IE: Is there dark matter around me right now?
MB: Yes, there is. There's definitely dark matter everywhere. We think it's very low density. I'd say it's maybe [at the density of] a hydrogen atom per cubic centimeter or something. It's at the level where we are very rarely able to see it on Earth. The way people try to look for these dark matter particles is to develop huge detectors underground where they might interact with the normal matter once in a while.
Since it can't really interact any other way other than gravitationally, it can't clump up to the high density that we get for the regular atomic matter. That happens because atomic matter can radiate energy, cool off, and do things like that. Dark matter doesn't have the means to cool itself off. So, even though it's very important on very big scales, it’s completely unimportant on small scales, like Earth, the Moon, the Solar System, and even the nearest stars.

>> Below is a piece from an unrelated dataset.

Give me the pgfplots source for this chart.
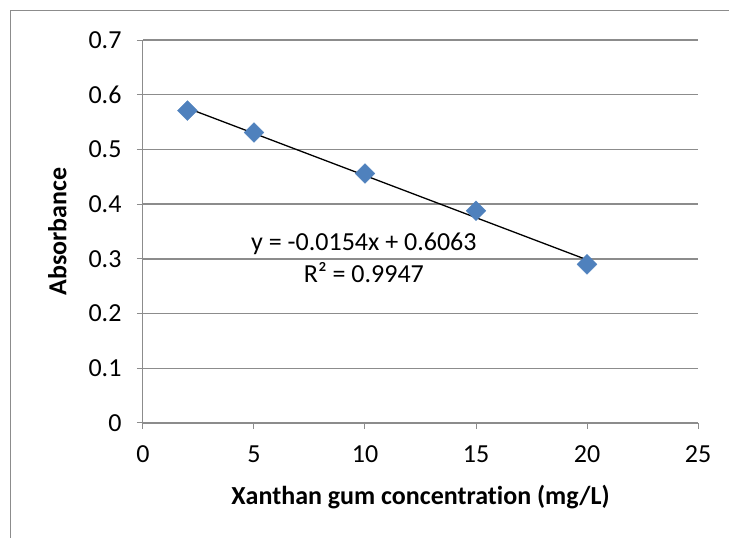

IE: What does the conversation around these findings tell us about astrophysics as a field? Does it expose any rifts or fundamental differences of opinion?
MB: There's a small minority of cosmologists who don’t believe that dark matter is the best explanation for these phenomena. They think the laws of gravity need to be modified. They have been looking at this observation and asking if it’s evidence that their point of view is correct. Does the fact that this galaxy doesn't seem to need dark matter offer evidence for their theory, which is sometimes called modified gravity-modified Newtonian dynamics.
IE: Would it be fair to call these researchers dark matter skeptics?
MB: Yes, I think that's a good way to describe them. Again, this is a fairly small minority. Most people, myself included, feel there's very strong evidence for the existence of dark matter or something like it. But of course, we need to keep an open mind.
I think the paper here gives a scenario where the standard picture of dark matter and galaxy formation actually explains the observations quite well. There was dark matter surrounding these galaxies, and they got separated from their dark matter during this collision. It will be interesting to see how that's received by various different camps in the field as this goes forward.
This won't be the last word, but I think it's a very interesting and noteworthy addition to the conversation. It provides a compelling picture of how this system could have formed.